**TASK:**
Write out every line of the material as it stands, apart from the pictures.

◇ ◇ ◇

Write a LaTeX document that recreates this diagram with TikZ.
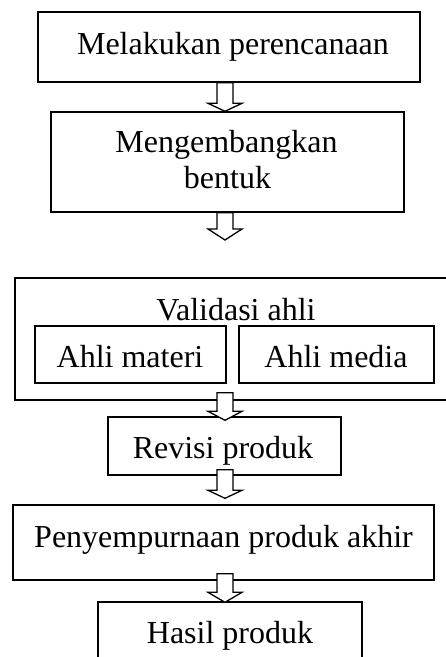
\documentclass[tikz,border=0pt]{standalone}
\usepackage{fontspec}
\setmainfont{Liberation Serif}
\usetikzlibrary{calc}
\tikzset{
  box/.style={draw=black, line width=1.4pt, inner sep=0pt, rectangle},
  txt/.style={inner sep=0pt, anchor=base, font=\fontsize{32}{38}\selectfont},
  fat/.style={draw=black, fill=white, line width=1.3pt, line join=miter}
}
\newcommand\fatarr[3]{%
  \draw[fat] let \p1=#1, \p2=#2 in
    (\x1-8pt,\y1) -- (\x1-8pt,\y2+#3) -- (\x1-17pt,\y2+#3) -- (\x1,\y2)
    -- (\x1+17pt,\y2+#3) -- (\x1+8pt,\y2+#3) -- (\x1+8pt,\y1) -- cycle;}
\begin{document}
\begin{tikzpicture}[x=1pt,y=-1pt]
\useasboundingbox (0,0) rectangle (446,657);
\clip (0,0) rectangle (446,657);
\coordinate (ax) at (225,0);
% boxes
\node[box, minimum width=382pt, minimum height=70pt] (b1) at (229,47) {};
\node[box, minimum width=353pt, minimum height=100pt] (b2) at (227.5,162) {};
\node[box, minimum width=445pt, minimum height=122pt] (b3) at (237.5,339) {};
\node[box, minimum width=191pt, minimum height=57pt] (b4) at (130.5,354.5) {};
\node[box, minimum width=195pt, minimum height=57pt] (b5) at (336.5,354.5) {};
\node[box, minimum width=233pt, minimum height=58pt] (b6) at (224.5,446) {};
\node[box, minimum width=421pt, minimum height=75pt] (b7) at (223.5,542.5) {};
\node[box, minimum width=264pt, minimum height=78pt] (b8) at (230,641) {};
\coordinate (end2) at (225,240);
% texts
\node[txt] (t1) at (233,54) {Melakukan perencanaan};
\node[txt] (t2a) at (226.5,152) {Mengembangkan};
\node[txt] (t2b) at (227.5,188) {bentuk};
\node[txt] (t3) at (236,320) {Validasi ahli};
\node[txt] (t4) at (130,367) {Ahli materi};
\node[txt] (t5) at (336,367) {Ahli media};
\node[txt] (t6) at (223,458) {Revisi produk};
\node[txt] (t7) at (223.5,547) {Penyempurnaan produk akhir};
\node[txt] (t8) at (230,643) {Hasil produk};
% arrows
\fatarr{(b1.south -| ax)}{(b2.north -| ax)}{8pt}
\fatarr{(b2.south -| ax)}{(end2)}{11pt}
\fatarr{($(b3.south -| ax)+(0,-8)$)}{($(b6.north -| ax)+(0,4)$)}{9pt}
\fatarr{($(b6.south -| ax)+(0,-6)$)}{($(b7.north -| ax)+(0,-6)$)}{8pt}
\fatarr{($(b7.south -| ax)+(0,-7)$)}{($(b8.north -| ax)+(0,1)$)}{10pt}
\end{tikzpicture}
\end{document}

◇ ◇ ◇

**ANSWER TO THIS PROBLEM:**
Write a LaTeX document that recreates this diagram with TikZ.
\documentclass[tikz,border=0pt]{standalone}
\usepackage{fontspec}
\setmainfont{Liberation Serif}
\usetikzlibrary{calc}
\tikzset{
  box/.style={draw=black, line width=1.4pt, inner sep=0pt, rectangle},
  txt/.style={inner sep=0pt, anchor=base, font=\fontsize{32}{38}\selectfont},
  fat/.style={draw=black, fill=white, line width=1.3pt, line join=miter}
}
\newcommand\fatarr[3]{%
  \draw[fat] let \p1=#1, \p2=#2 in
    (\x1-8pt,\y1) -- (\x1-8pt,\y2+#3) -- (\x1-17pt,\y2+#3) -- (\x1,\y2)
    -- (\x1+17pt,\y2+#3) -- (\x1+8pt,\y2+#3) -- (\x1+8pt,\y1) -- cycle;}
\begin{document}
\begin{tikzpicture}[x=1pt,y=-1pt]
\useasboundingbox (0,0) rectangle (446,657);
\clip (0,0) rectangle (446,657);
\coordinate (ax) at (225,0);
% boxes
\node[box, minimum width=382pt, minimum height=70pt] (b1) at (229,47) {};
\node[box, minimum width=353pt, minimum height=100pt] (b2) at (227.5,162) {};
\node[box, minimum width=445pt, minimum height=122pt] (b3) at (237.5,339) {};
\node[box, minimum width=191pt, minimum height=57pt] (b4) at (130.5,354.5) {};
\node[box, minimum width=195pt, minimum height=57pt] (b5) at (336.5,354.5) {};
\node[box, minimum width=233pt, minimum height=58pt] (b6) at (224.5,446) {};
\node[box, minimum width=421pt, minimum height=75pt] (b7) at (223.5,542.5) {};
\node[box, minimum width=264pt, minimum height=78pt] (b8) at (230,641) {};
\coordinate (end2) at (225,240);
% texts
\node[txt] (t1) at (233,54) {Melakukan perencanaan};
\node[txt] (t2a) at (226.5,152) {Mengembangkan};
\node[txt] (t2b) at (227.5,188) {bentuk};
\node[txt] (t3) at (236,320) {Validasi ahli};
\node[txt] (t4) at (130,367) {Ahli materi};
\node[txt] (t5) at (336,367) {Ahli media};
\node[txt] (t6) at (223,458) {Revisi produk};
\node[txt] (t7) at (223.5,547) {Penyempurnaan produk akhir};
\node[txt] (t8) at (230,643) {Hasil produk};
% arrows
\fatarr{(b1.south -| ax)}{(b2.north -| ax)}{8pt}
\fatarr{(b2.south -| ax)}{(end2)}{11pt}
\fatarr{($(b3.south -| ax)+(0,-8)$)}{($(b6.north -| ax)+(0,4)$)}{9pt}
\fatarr{($(b6.south -| ax)+(0,-6)$)}{($(b7.north -| ax)+(0,-6)$)}{8pt}
\fatarr{($(b7.south -| ax)+(0,-7)$)}{($(b8.north -| ax)+(0,1)$)}{10pt}
\end{tikzpicture}
\end{document}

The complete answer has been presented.